Who is he?
Russian scenarist and filmmaker who has directed close to 40 feature films and 20 short films since the early seventies. Sokurov was profoundly influenced by the cinema of his friend and mentor, the celebrated director Andrei Tarkovsky. Sokurov won the coveted Golden Lion at the Venice Film Festival in 2011 for his adaptation of Goethe’s Faust.
Why is he of interest?
Sokurov’s cinema has largely lived under the shadow of that of Tarkovsky and Sokurov himself has been accused of being inspired too much by his master.

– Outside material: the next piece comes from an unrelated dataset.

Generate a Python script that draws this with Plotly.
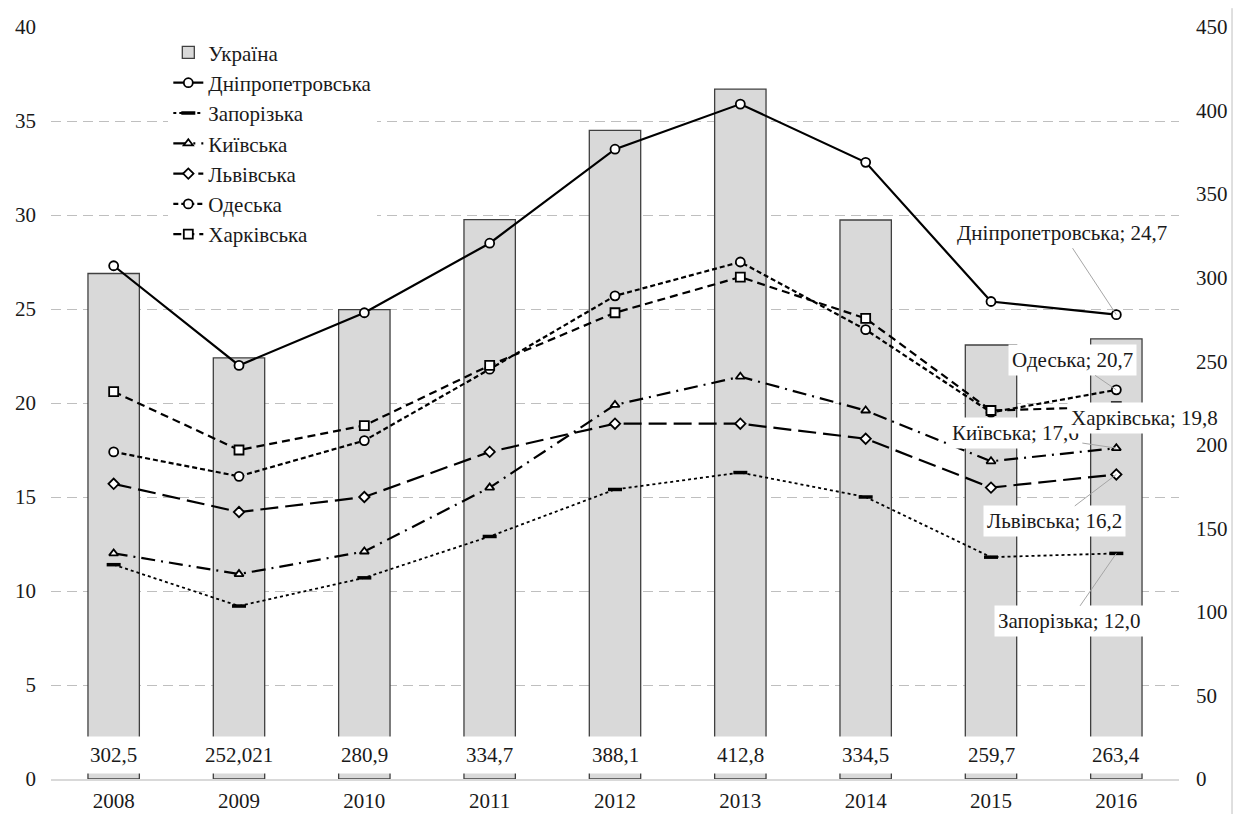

Nevertheless, both his historical position as a filmmaker working in the most tumultuous period of Russian history since the revolution and his recent international collaborations have helped him hold his own ground as an important film artist.
Where to discover him?
His most famous film, and justly so, Russian Ark (2002) is a glide through 300 years of Russian history as staged inside the awe-inspiring interiors of the Winter Palace in St. Petersburg. Filmed as a single, unbroken 96-minute shot, the film is more than a logistical marvel. Imagined as the last breath of the Russian aristocracy before its annihilation by the Bolsheviks, Russian Ark, in its very form, suggests the co-existence in the present of three centuries worth of cultural and historical material.